DMITRY MEDVEDEV: I will respond right away that this experience will certainly be repeated; I have already spoken about it. And we have started preparing for discussions of the law On Education precisely because, in my view, the experience from discussing the law On the Police was successful.

You know, I do not support extreme views like, 'What was the point of the discussions? We suggested that they change everything, and they didn't. What kind of discussion is that?' A person holding a reasonable position must understand that if the President has submitted an issue for discussion, then the President approves of that concept. He cannot simply say, 'You know, I've changed my mind, the concept will be different.' In that case, this person isn't being serious.

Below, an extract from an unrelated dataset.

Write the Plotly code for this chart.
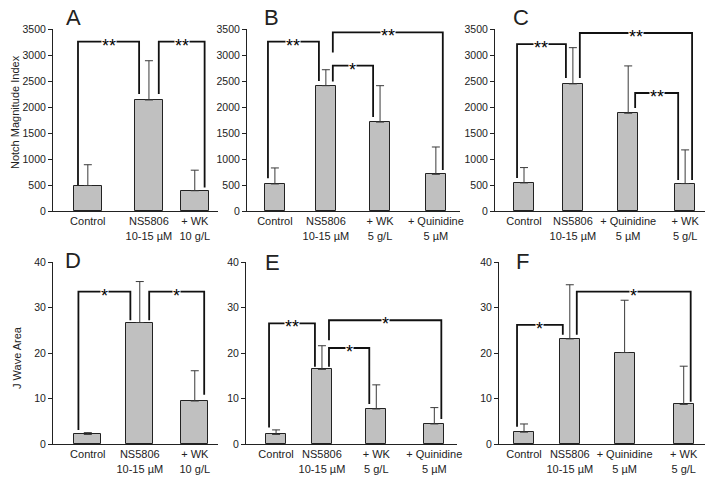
import plotly.graph_objects as go

# ---------------- data ----------------
cats_A = ["Control", "NS5806<br>10-15 µM", "+ WK<br>10 g/L"]
cats_B = ["Control", "NS5806<br>10-15 µM", "+ WK<br>5 g/L", "+ Quinidine<br>5 µM"]
cats_C = ["Control", "NS5806<br>10-15 µM", "+ Quinidine<br>5 µM", "+ WK<br>5 g/L"]

nmi_A = [490, 2135, 390]
nmi_A_err = [400, 755, 395]
nmi_B = [520, 2410, 1710, 705]
nmi_B_err = [308, 307, 700, 526]
nmi_C = [540, 2445, 1880, 527]
nmi_C_err = [295, 696, 910, 648]

jwa_D = [2.1, 26.7, 9.45]
jwa_D_err = [0.4, 9.0, 6.65]
jwa_E = [2.1, 16.4, 7.7, 4.4]
jwa_E_err = [1.0, 5.2, 5.3, 3.6]
jwa_F = [2.6, 23.1, 20.1, 8.7]
jwa_F_err = [1.8, 11.9, 11.5, 8.4]

# significance brackets: (bar i, side i, bar j, side j, level, leg bottom i, leg bottom j, label)
sig_A = [(0, -1, 1, -1, 3256, 500, 2250, "**"), (1, 1, 2, 1, 3256, 2250, 450, "**")]
sig_B = [(0, -1, 1, -1, 3256, 630, 2500, "**"), (1, 1, 3, 1, 3436, 3050, 790, "**"),
         (1, 1, 2, -1, 2795, 2490, 1810, "*")]
sig_C = [(0, -1, 1, -1, 3211, 635, 2558, "**"), (1, 1, 3, 1, 3423, 2558, 596, "**"),
         (2, 1, 3, -1, 2269, 1981, 596, "**")]
sig_D = [(0, -1, 1, -1, 33.5, 3.1, 27.2, "*"), (1, 1, 2, 1, 33.5, 27.2, 10.8, "*")]
sig_E = [(0, -1, 1, -1, 26.5, 3.6, 17.0, "**"), (1, 1, 3, 1, 27.2, 22.8, 5.5, "*"),
         (1, 1, 2, -1, 21.1, 17.0, 8.8, "*")]
sig_F = [(0, -1, 1, -1, 26.2, 3.8, 24.0, "*"), (1, 1, 3, 1, 33.5, 24.0, 9.3, "*")]

# ---------------- layout (positions/styles) ----------------
W, H = 714, 488
FONT = "Liberation Sans, Arial, sans-serif"
BAR_FILL = "#c0c0c0"
TXT = "#222222"

panels = [
    # name, cats, vals, errs, sigs, slot positions, x range, bar width, x px domain, row, yrange, dtick, letter pos
    ("A", cats_A, nmi_A, nmi_A_err, sig_A, [0, 1, 1.75], [-0.57, 2.13], 0.46, (53, 218), 1, [0, 3500], 500, (73, 18)),
    ("B", cats_B, nmi_B, nmi_B_err, sig_B, [0, 0.95, 1.96, 3], [-0.52, 3.45], 0.37, (247, 460), 1, [0, 3500], 500, (271, 18)),
    ("C", cats_C, nmi_C, nmi_C_err, sig_C, [0, 0.91, 1.94, 3], [-0.54, 3.37], 0.37, (495, 705), 1, [0, 3500], 500, (521, 18)),
    ("D", cats_A, jwa_D, jwa_D_err, sig_D, [0, 0.85, 1.75], [-0.57, 2.13], 0.44, (53, 218), 2, [0, 40], 10, (73, 260)),
    ("E", cats_B, jwa_E, jwa_E_err, sig_E, [0, 0.87, 1.9, 3], [-0.57, 3.43], 0.38, (246, 457), 2, [0, 40], 10, (272, 262)),
    ("F", cats_C, jwa_F, jwa_F_err, sig_F, [0, 0.86, 1.89, 3], [-0.47, 3.40], 0.375, (499, 705), 2, [0, 40], 10, (522, 261)),
]
row_dom = {1: (29, 211), 2: (262, 444)}

fig = go.Figure()
annotations = []
layout_axes = {}

for k, (name, cats, vals, errs, sigs, pos, xr, bw, xpx, row, yr, dt, lp) in enumerate(panels):
    idx = "" if k == 0 else str(k + 1)
    xa, ya = "x" + idx, "y" + idx
    fig.add_trace(go.Bar(
        x=pos, y=vals, width=bw, xaxis=xa, yaxis=ya,
        marker=dict(color=BAR_FILL, line=dict(color="#222222", width=1)),
        error_y=dict(type="data", array=errs, arrayminus=[0] * len(errs), symmetric=False,
                     color="#3a3a3a", thickness=1, width=4),
        showlegend=False, hoverinfo="skip"))
    off = 0.35 * bw
    for (i, si, j, sj, lev, bi, bj, lab) in sigs:
        x1 = pos[i] + si * off
        x2 = pos[j] + sj * off
        fig.add_trace(go.Scatter(
            x=[x1, x1, x2, x2], y=[bi, lev, lev, bj], mode="lines",
            line=dict(color="#111111", width=1.8), xaxis=xa, yaxis=ya,
            showlegend=False, hoverinfo="skip"))
        annotations.append(dict(
            x=(x1 + x2) / 2, y=lev, xref=xa, yref=ya, text=lab, showarrow=False,
            font=dict(family=FONT, size=18, color="#000000"), bgcolor="white",
            borderpad=0, yshift=-4, xanchor="center", yanchor="middle"))
    y0, y1 = row_dom[row]
    layout_axes["xaxis" + idx] = dict(
        domain=[xpx[0] / W, xpx[1] / W], range=xr, anchor=ya, automargin=False,
        tickvals=pos, ticktext=cats, ticks="", showline=True, linecolor="#222222",
        linewidth=1, showgrid=False, zeroline=False,
        tickfont=dict(family=FONT, size=11, color=TXT), fixedrange=True)
    layout_axes["yaxis" + idx] = dict(
        domain=[1 - y1 / H, 1 - y0 / H], range=yr, dtick=dt, anchor=xa, automargin=False,
        ticks="outside", ticklen=4, tickwidth=1, tickcolor="#222222",
        showline=True, linecolor="#222222", linewidth=1, showgrid=False, zeroline=False,
        tickfont=dict(family=FONT, size=10.5, color=TXT), fixedrange=True)
    annotations.append(dict(
        x=lp[0] / W, y=1 - lp[1] / H, xref="paper", yref="paper", text=name,
        showarrow=False, font=dict(family=FONT, size=22, color=TXT),
        xanchor="center", yanchor="middle"))

annotations.append(dict(x=15 / W, y=1 - 112 / H, xref="paper", yref="paper",
                        text="Notch Magnitude Index", textangle=-90, showarrow=False,
                        font=dict(family=FONT, size=11, color=TXT), xanchor="center", yanchor="middle"))
annotations.append(dict(x=17 / W, y=1 - 358 / H, xref="paper", yref="paper",
                        text="J Wave Area", textangle=-90, showarrow=False,
                        font=dict(family=FONT, size=11, color=TXT), xanchor="center", yanchor="middle"))

fig.update_layout(
    width=W, height=H, margin=dict(l=0, r=0, t=0, b=0),
    paper_bgcolor="white", plot_bgcolor="white",
    font=dict(family=FONT, color=TXT), annotations=annotations, bargap=0,
    **layout_axes)

fig.write_html("out.html", config={"displayModeBar": False},
               post_script="document.body.style.margin='0px';")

At the same time, in discussing the law On the Police, I can name a dozen cases when new regulations and provisions were added that we did not seriously consider at the initial stage, which seemed exotic, or which we thought we weren't ready for.

There were many different discussions, including on well-known international rules and regulations ­ the right to a phone call, for example, which we have never had and which, let's be honest, is not something that appeals to our law enforcement officers for entirely professional reasons. They say, 'Letting them talk on the telephone means ruining all of our work.'

And here, we also need to find a balance between helping law enforcement agencies and defending the interests of an average citizen who may only be suspected of having committed a crime, who may be altogether innocent. There are also well-known rules concerning the clarification of rights and responsibilities, as well as many other examples. Incidentally, I wanted to also take this opportunity today to focus on an issue that has not yet been given much attention, although it is rather important. It concerns the territorial nature of authority for future police agencies.

Here I mean that traditionally all our law enforcement and police officers currently have absolutely the same possibilities and options, regardless of whether they are in the region where they work or whether they are on vacation somewhere else, for example, at a resort.

That is not the case throughout the world. A police or a law enforcement officer is seen as a common citizen unless he or she is on assignment or on a field trip. These staff members must certainly be protected, but they can not just go and simply use their police authority. In any case, this is a thing typical for federations, or nations with states.

This issue has been included in our law. We still have to think some more about how it will need to be implemented, but essentially, it means that police officers have the authority to carry out law enforcement activities only in the region where they work, and if they arrive in other regions, that authority must be proven.

Because we know that unfortunately, there are examples when law enforcement officers, who in this case are acting unlawfully, arrive in another region in order to help some businessmen or simply to provide protection for certain crimes, and travel hundreds or even thousands of miles to do so. This results in a truly astonishing situation, when people arriving from an entirely different region for unclear purposes engage in 'law enforcement activities,' while the local police and law enforcement don't even know about it.

This needs to come to an end. The police force is not an apparatus for carrying out such activities or for protecting somebody's interests. This is one of the vivid, significant examples that require clarification.

I'll say again that overall, I feel this experiment turned out to be successful. Let's see how successful the law itself will be. If we notice it has certain problems, we will make amendments. I said from the very beginning that naturally, this law is the first experiment on the way to reform a system as complicated as the Ministry of the Interior. If we need amendments, we will make them. What's most important now is to begin working on it. In the near future, it must pass through parliament, and I hope that it will go into effect by the second quarter of next year.